La gente, encandiladísima. Los astados, colaboradores. Fieles a una costumbre inveterada, los cronistas españoles equivocaron casi todas las denominaciones de los lances de origen mexicano. Pelillos a la mar. Porque faltaban las faenas de muleta –ya no banderillea José, que antes lo hacía--. Faltaban los seis capítulos de la lección magistral de mando, temple, entrega y sentido clásico de la lidia que, como nunca, expuso ese 2 de mayo el gran torero de Madrid.
En tarde soñada, acertaría además con seis formidables estocadas. Ni un solo pinchazo. Ni un golpe de verduguillo. Y sólo porque los dos últimos bureles desentonaron claramente no sobrepasó la marca de seis orejas. Como para que alguien venga y lo supere.
Toro por toro
Al primero, de El Torreón, lo lanceó clásicamente y quitó por orticinas. Toro noble, medido de fuerza y quedándose corto, Joselito lo toreó como si fuera bueno, dueño de un enorme desparpajo. Tras la estocada, primera oreja a su espuerta.
El de Las Ramblas que hacía segundo fue devuelto por inválido y salió uno de Cortijoliva, imponente. Aunque manseó de salida, José quitó por navarras y llevó la lidia como un maestro. Y en la faena, supo extraer cuanto de bueno tenía el burel, que no fue poco, pues terminó encastado y yendo a más, para regocijo de todo mundo, el torero en primer lugar, pues se rebozó de toreo fino, garboso y mandón y lo estoqueó ejemplarmente. Las dos orejas estaban cantadas.
De Antonio Ordóñez era el tercero, un castaño rebarbo con muchísima plaza. Sorteando rachas de viento, quitó por ajustadas gaoneras y alegres faroles, y con la muleta supo colocarse a la distancia que requería un toro serio y noble pero apagado hasta conseguir que fuera dando de sí. Otra faena in crescendo, fácil, inspirado el artista y, en su burladero interior, loco de felicidad el hijo del Niño de la Palma. Otra estocada –muerte lenta del colorado– y otra oreja de ley. La cuarta.
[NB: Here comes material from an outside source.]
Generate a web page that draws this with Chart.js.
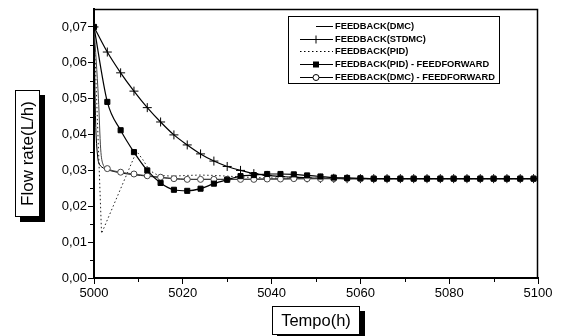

La segunda parte de la corrida la abre un ejemplar de Las Ramblas, que galopa alegre y le inspira a José un auténtico recital capotero: chicuelinas andantes al estilo de Pepe Ortiz, fregolinas un tanto movidas pero sumamente vistosas y, sobre todo, un quite por crinolinas –el complicado lance capote a la espalda con giro inverso y cambio d emano que patentó en los años cincuenta Eliseo Gómez "El Charro"– que puso la plaza de cabeza, con revuelo de sombreros y toda la cosa. Marco ideal para que Joselito desgranara la cuarta faena triunfal de su memorable tarde, mejor si cabe, más ligada y vibrante que las anteriores, pues el de Las Ramblas planeaba que era un contento.
Del triunfal conjunto, variadísimo además, sobresale una tanda al natural irreprochable de sabor, temple y belleza. Incluso prescindió de la espada para enredarse al toro en una insólita tanda en redondo con la derecha. La plaza es un clamor, nadie se acuerda del frío, la llovizna y las eventuales rachas de viento. Y el que menos José Miguel Arroyo, que cuadra al toro, se deja ir tras la espada y la sepulta hasta las cintas en la mismísima cruz. Dos orejas, y llegó a pedirse el rabo.
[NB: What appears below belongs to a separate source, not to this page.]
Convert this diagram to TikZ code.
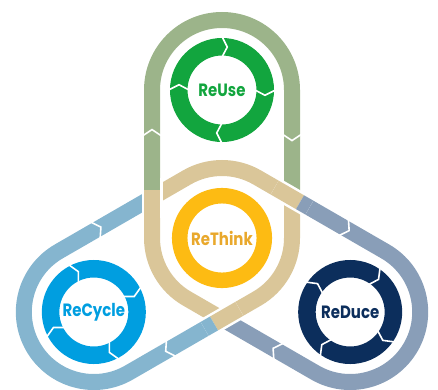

¿Se rompió allí el encanto y lo sucedido en dos últimos toros no merece mayor comentario? Al contrario, ante par morlacos a contraestilo –quedándose corto y tirando gañafones el sustituto del quinto, devuelto por inválido, y un burraco decimonónico por estampa y por su bronca y amoruchada lidia de manso huidizo el cierraplaza, castigado con banderillas negras; de El Torreón aquél y de Cotijoliva éste–, Joselito se portó como un catedrático, aprovechando los inconvenientes de ese par de galafates para hacer dos faenas didácticas, de valor y exactitud profesoral, perfectamente rematadas con el acero. Las dos veces, sendas ovaciones clamorosas lo llamaron al tercio.
Hablar de apoteosis y salida en hombros es quedarse corto. Fue una tarde para vivirla en su día y no olvidarla nunca.